The scandal had an impact not merely on the White House staff or the rest of the administration, but upon Reagan himself. In a series of press conferences, speeches, and testimony to the Tower Commission, he sought repeatedly to justify what had happened, but his explanations failed to win public support. “Always before, he had the view that ‘I’ll do what’s right, and if it’s right I can take it to the American people and then sell it to them,’” reflected his secretary of state, George Shultz, many years later. “And you had to say, ‘This time, Mr. President, what you did was wrong, that’s why you couldn’t sell it, because everyone could see it was wrong.’” 2On February 26, 1987, the Tower Commission reported its finding that, contrary to Reagan’s own earlier claims, his administration had, in fact, been trading arms to Iran in exchange for the release of American hostages in Lebanon. Reagan was upset by the report. Reagan’s executive assistant, Jim Kuhn, noted that the day of the Tower report “was one of only three days during Ronald Reagan’s presidency when he seemed off stride. (The other two instances, he said, were the last day of the Reykjavik talks with Gorbachev and the day of Nancy Reagan’s breast surgery.) 3

By the end of February, the Reagan administration was in such disarray that the New York Times was running daily packages of news stories under the umbrella headline WHITE HOUSE IN CRISIS. Reagan was widely portrayed as a lame-duck president whose administration would be too crippled to accomplish anything during its final twenty-two months in office. The cover of Time for March 9, 1987, showed a picture of a clearly aging Reagan, his face lined and puffy. The cover line asked, “Can Reagan Recover?” The magazine quoted one rising young Republican who felt the answer was no: “Says Newt Gingrich, a conservative Republican Congressman from Georgia: ‘He will never again be the Reagan that he was before he blew it. He is not going to regain our trust and our faith easily.’” 4

At the beginning of March 1987, Howard Baker took over as Reagan’s White House chief of staff, bringing in a new team of aides with him. The new team took as its principal mission a desire to revive Reagan’s presidency and to restore his popularity. “Reagan was at 37 per cent in the polls. He wasn’t a lame duck, he was a dead duck,” recalled Ken Duberstein, who had worked for Reagan during his first term and returned, under Baker, as deputy White House chief of staff. 5

“We had to do things that showed that he could still govern,” said Thomas Griscom, another new White House staffer. Griscom, a former Senate aide to Baker, had been brought in as the White House director of communications, replacing the archconservative Patrick Buchanan. More than any other, that personnel shuffle seemed to symbolize the larger change in mood within the administration: from combative to conciliatory, from challenging the existing order and institutions to working inside them.
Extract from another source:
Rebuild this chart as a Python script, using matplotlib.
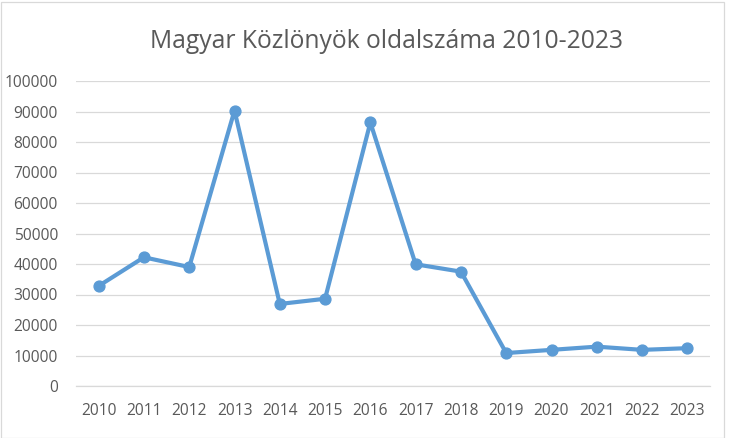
import numpy as np
import matplotlib
matplotlib.use("Agg")
from matplotlib import pyplot as plt
from matplotlib.patches import Rectangle

# Magyar Közlöny page counts per year
years = ['2010', '2011', '2012', '2013', '2014', '2015', '2016',
         '2017', '2018', '2019', '2020', '2021', '2022', '2023']
pages = [32800, 42200, 39000, 90300, 26900, 28600, 86400,
         39900, 37500, 10800, 11850, 12900, 11850, 12400]

plt.rcParams['font.family'] = ['Open Sans', 'DejaVu Sans']

textColor = '#595959'
gridColor = '#D9D9D9'
lineColor = '#5B9BD5'

fig = plt.figure(figsize=(7.3, 4.38), dpi=100)
ax = fig.add_axes([76 / 730, 1 - 386 / 438, 634 / 730, 305 / 438])

ind = np.arange(len(years))
ax.plot(ind, pages, color=lineColor, linewidth=3.0, marker='o',
        markersize=7.8, solid_capstyle='round', solid_joinstyle='round', zorder=3)

ax.set_xlim(-0.5, len(years) - 0.5)
ax.set_ylim(0, 100000)
ax.set_yticks(np.arange(0, 100001, 10000))
ax.set_xticks(ind)
ax.set_xticklabels(years)

ax.yaxis.grid(True, color=gridColor, linewidth=0.9)
ax.set_axisbelow(True)
for side in ['top', 'right', 'left']:
    ax.spines[side].set_visible(False)
ax.spines['bottom'].set_color(gridColor)
ax.spines['bottom'].set_linewidth(0.9)
ax.tick_params(axis='both', length=0, colors=textColor, labelsize=11.2)
ax.tick_params(axis='x', pad=12.5)
ax.tick_params(axis='y', pad=13)

fig.text(387 / 730, 1 - 42 / 438, 'Magyar Közlönyök oldalszáma 2010-2023',
         ha='center', va='center', fontsize=17.7, color=textColor)

# Excel-like chart border
fig.patches.append(Rectangle((1 / 730, 0.5 / 438), 723 / 730, 436 / 438,
                             transform=fig.transFigure, fill=False,
                             edgecolor=gridColor, linewidth=0.9))

plt.savefig('out.png', dpi=100)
But how should the new team demonstrate that Reagan could still govern? One of the first decisions was that the president should travel as much as possible, particularly throughout the United States but also overseas. The Baker team compared Reagan’s situation to Nixon’s during Watergate. “We were not going to let him get trapped in the White House,” said Griscom. “I remembered those images of Richard Nixon sitting there in the White House, watching the TV set. We weren’t going to let that happen.” 6

Griscom worked closely with Reagan’s chief pollster, Richard Wirthlin. They discovered that although Americans weren’t rushing to accept Reagan’s explanation for Iran-Contra, the public also wasn’t following closely the day-to-day developments. Washington was consumed by Iran-Contra, but the public didn’t understand it well. Thus there was an opportunity for Reagan to deflect attention from Iran-Contra by showing that he was actively engaged on other issues and in other places.